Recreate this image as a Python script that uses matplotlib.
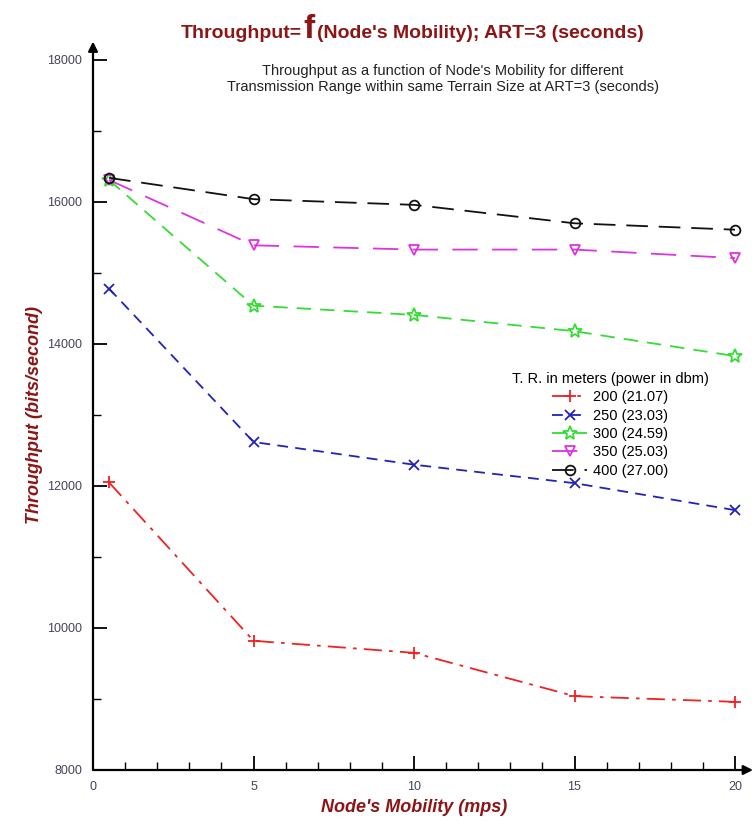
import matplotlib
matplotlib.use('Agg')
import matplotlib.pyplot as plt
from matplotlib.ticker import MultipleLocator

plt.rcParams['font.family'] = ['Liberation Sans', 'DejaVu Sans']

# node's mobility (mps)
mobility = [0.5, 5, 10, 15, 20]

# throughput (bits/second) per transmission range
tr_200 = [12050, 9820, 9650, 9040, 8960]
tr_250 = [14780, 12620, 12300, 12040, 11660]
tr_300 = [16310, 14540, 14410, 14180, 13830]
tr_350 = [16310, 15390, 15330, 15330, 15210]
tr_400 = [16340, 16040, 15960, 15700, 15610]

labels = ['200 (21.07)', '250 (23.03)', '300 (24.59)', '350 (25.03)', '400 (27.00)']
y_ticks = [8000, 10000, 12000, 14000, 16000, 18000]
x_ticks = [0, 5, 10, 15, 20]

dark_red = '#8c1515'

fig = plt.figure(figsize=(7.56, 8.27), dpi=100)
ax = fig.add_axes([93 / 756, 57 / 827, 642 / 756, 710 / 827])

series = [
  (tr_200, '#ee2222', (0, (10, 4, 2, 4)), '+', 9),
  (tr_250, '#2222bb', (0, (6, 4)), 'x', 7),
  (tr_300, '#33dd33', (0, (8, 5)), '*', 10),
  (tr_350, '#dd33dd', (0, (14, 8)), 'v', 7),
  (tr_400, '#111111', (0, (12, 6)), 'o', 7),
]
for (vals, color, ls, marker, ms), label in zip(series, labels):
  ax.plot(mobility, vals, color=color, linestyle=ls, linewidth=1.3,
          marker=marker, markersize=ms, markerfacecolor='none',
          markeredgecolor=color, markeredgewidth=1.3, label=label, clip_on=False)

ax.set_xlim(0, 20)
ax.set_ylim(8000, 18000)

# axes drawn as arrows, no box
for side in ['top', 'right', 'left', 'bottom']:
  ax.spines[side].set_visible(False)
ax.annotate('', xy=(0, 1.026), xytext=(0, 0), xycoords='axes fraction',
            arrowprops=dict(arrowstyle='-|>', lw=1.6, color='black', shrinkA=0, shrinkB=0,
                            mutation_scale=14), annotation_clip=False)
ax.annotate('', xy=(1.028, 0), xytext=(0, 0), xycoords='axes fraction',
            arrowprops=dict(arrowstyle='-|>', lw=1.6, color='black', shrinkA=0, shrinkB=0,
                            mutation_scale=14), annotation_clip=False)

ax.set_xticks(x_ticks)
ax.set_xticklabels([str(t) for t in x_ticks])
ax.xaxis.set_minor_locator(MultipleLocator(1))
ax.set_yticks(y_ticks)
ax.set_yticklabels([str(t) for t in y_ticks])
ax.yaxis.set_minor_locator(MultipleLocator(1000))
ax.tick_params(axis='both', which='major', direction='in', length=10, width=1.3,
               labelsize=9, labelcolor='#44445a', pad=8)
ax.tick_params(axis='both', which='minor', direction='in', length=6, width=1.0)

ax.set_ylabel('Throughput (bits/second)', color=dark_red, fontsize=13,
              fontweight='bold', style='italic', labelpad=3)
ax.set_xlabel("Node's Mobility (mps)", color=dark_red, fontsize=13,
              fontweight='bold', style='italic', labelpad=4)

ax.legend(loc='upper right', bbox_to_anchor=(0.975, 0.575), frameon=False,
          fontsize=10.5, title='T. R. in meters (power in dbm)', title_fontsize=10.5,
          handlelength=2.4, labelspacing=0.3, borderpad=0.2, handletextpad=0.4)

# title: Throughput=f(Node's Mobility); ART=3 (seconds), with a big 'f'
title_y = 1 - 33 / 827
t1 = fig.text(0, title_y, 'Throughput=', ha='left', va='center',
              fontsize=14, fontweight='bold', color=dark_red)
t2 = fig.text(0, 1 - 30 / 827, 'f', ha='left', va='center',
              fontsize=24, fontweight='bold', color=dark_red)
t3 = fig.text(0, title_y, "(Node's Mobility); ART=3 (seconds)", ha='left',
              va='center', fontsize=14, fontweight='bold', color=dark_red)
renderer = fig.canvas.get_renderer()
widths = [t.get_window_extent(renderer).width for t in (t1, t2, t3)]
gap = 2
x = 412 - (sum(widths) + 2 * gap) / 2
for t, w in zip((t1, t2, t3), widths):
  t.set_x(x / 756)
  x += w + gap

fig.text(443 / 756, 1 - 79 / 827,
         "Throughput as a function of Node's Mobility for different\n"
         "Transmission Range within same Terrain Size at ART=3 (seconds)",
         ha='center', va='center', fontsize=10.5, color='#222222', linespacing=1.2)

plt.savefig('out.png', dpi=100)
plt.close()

..............................

## Aim of the task
Give an exact copy of the material, leaving out every picture.

## Task answer
Recreate this image as a Python script that uses matplotlib.
import matplotlib
matplotlib.use('Agg')
import matplotlib.pyplot as plt
from matplotlib.ticker import MultipleLocator

plt.rcParams['font.family'] = ['Liberation Sans', 'DejaVu Sans']

# node's mobility (mps)
mobility = [0.5, 5, 10, 15, 20]

# throughput (bits/second) per transmission range
tr_200 = [12050, 9820, 9650, 9040, 8960]
tr_250 = [14780, 12620, 12300, 12040, 11660]
tr_300 = [16310, 14540, 14410, 14180, 13830]
tr_350 = [16310, 15390, 15330, 15330, 15210]
tr_400 = [16340, 16040, 15960, 15700, 15610]

labels = ['200 (21.07)', '250 (23.03)', '300 (24.59)', '350 (25.03)', '400 (27.00)']
y_ticks = [8000, 10000, 12000, 14000, 16000, 18000]
x_ticks = [0, 5, 10, 15, 20]

dark_red = '#8c1515'

fig = plt.figure(figsize=(7.56, 8.27), dpi=100)
ax = fig.add_axes([93 / 756, 57 / 827, 642 / 756, 710 / 827])

series = [
  (tr_200, '#ee2222', (0, (10, 4, 2, 4)), '+', 9),
  (tr_250, '#2222bb', (0, (6, 4)), 'x', 7),
  (tr_300, '#33dd33', (0, (8, 5)), '*', 10),
  (tr_350, '#dd33dd', (0, (14, 8)), 'v', 7),
  (tr_400, '#111111', (0, (12, 6)), 'o', 7),
]
for (vals, color, ls, marker, ms), label in zip(series, labels):
  ax.plot(mobility, vals, color=color, linestyle=ls, linewidth=1.3,
          marker=marker, markersize=ms, markerfacecolor='none',
          markeredgecolor=color, markeredgewidth=1.3, label=label, clip_on=False)

ax.set_xlim(0, 20)
ax.set_ylim(8000, 18000)

# axes drawn as arrows, no box
for side in ['top', 'right', 'left', 'bottom']:
  ax.spines[side].set_visible(False)
ax.annotate('', xy=(0, 1.026), xytext=(0, 0), xycoords='axes fraction',
            arrowprops=dict(arrowstyle='-|>', lw=1.6, color='black', shrinkA=0, shrinkB=0,
                            mutation_scale=14), annotation_clip=False)
ax.annotate('', xy=(1.028, 0), xytext=(0, 0), xycoords='axes fraction',
            arrowprops=dict(arrowstyle='-|>', lw=1.6, color='black', shrinkA=0, shrinkB=0,
                            mutation_scale=14), annotation_clip=False)

ax.set_xticks(x_ticks)
ax.set_xticklabels([str(t) for t in x_ticks])
ax.xaxis.set_minor_locator(MultipleLocator(1))
ax.set_yticks(y_ticks)
ax.set_yticklabels([str(t) for t in y_ticks])
ax.yaxis.set_minor_locator(MultipleLocator(1000))
ax.tick_params(axis='both', which='major', direction='in', length=10, width=1.3,
               labelsize=9, labelcolor='#44445a', pad=8)
ax.tick_params(axis='both', which='minor', direction='in', length=6, width=1.0)

ax.set_ylabel('Throughput (bits/second)', color=dark_red, fontsize=13,
              fontweight='bold', style='italic', labelpad=3)
ax.set_xlabel("Node's Mobility (mps)", color=dark_red, fontsize=13,
              fontweight='bold', style='italic', labelpad=4)

ax.legend(loc='upper right', bbox_to_anchor=(0.975, 0.575), frameon=False,
          fontsize=10.5, title='T. R. in meters (power in dbm)', title_fontsize=10.5,
          handlelength=2.4, labelspacing=0.3, borderpad=0.2, handletextpad=0.4)

# title: Throughput=f(Node's Mobility); ART=3 (seconds), with a big 'f'
title_y = 1 - 33 / 827
t1 = fig.text(0, title_y, 'Throughput=', ha='left', va='center',
              fontsize=14, fontweight='bold', color=dark_red)
t2 = fig.text(0, 1 - 30 / 827, 'f', ha='left', va='center',
              fontsize=24, fontweight='bold', color=dark_red)
t3 = fig.text(0, title_y, "(Node's Mobility); ART=3 (seconds)", ha='left',
              va='center', fontsize=14, fontweight='bold', color=dark_red)
renderer = fig.canvas.get_renderer()
widths = [t.get_window_extent(renderer).width for t in (t1, t2, t3)]
gap = 2
x = 412 - (sum(widths) + 2 * gap) / 2
for t, w in zip((t1, t2, t3), widths):
  t.set_x(x / 756)
  x += w + gap

fig.text(443 / 756, 1 - 79 / 827,
         "Throughput as a function of Node's Mobility for different\n"
         "Transmission Range within same Terrain Size at ART=3 (seconds)",
         ha='center', va='center', fontsize=10.5, color='#222222', linespacing=1.2)

plt.savefig('out.png', dpi=100)
plt.close()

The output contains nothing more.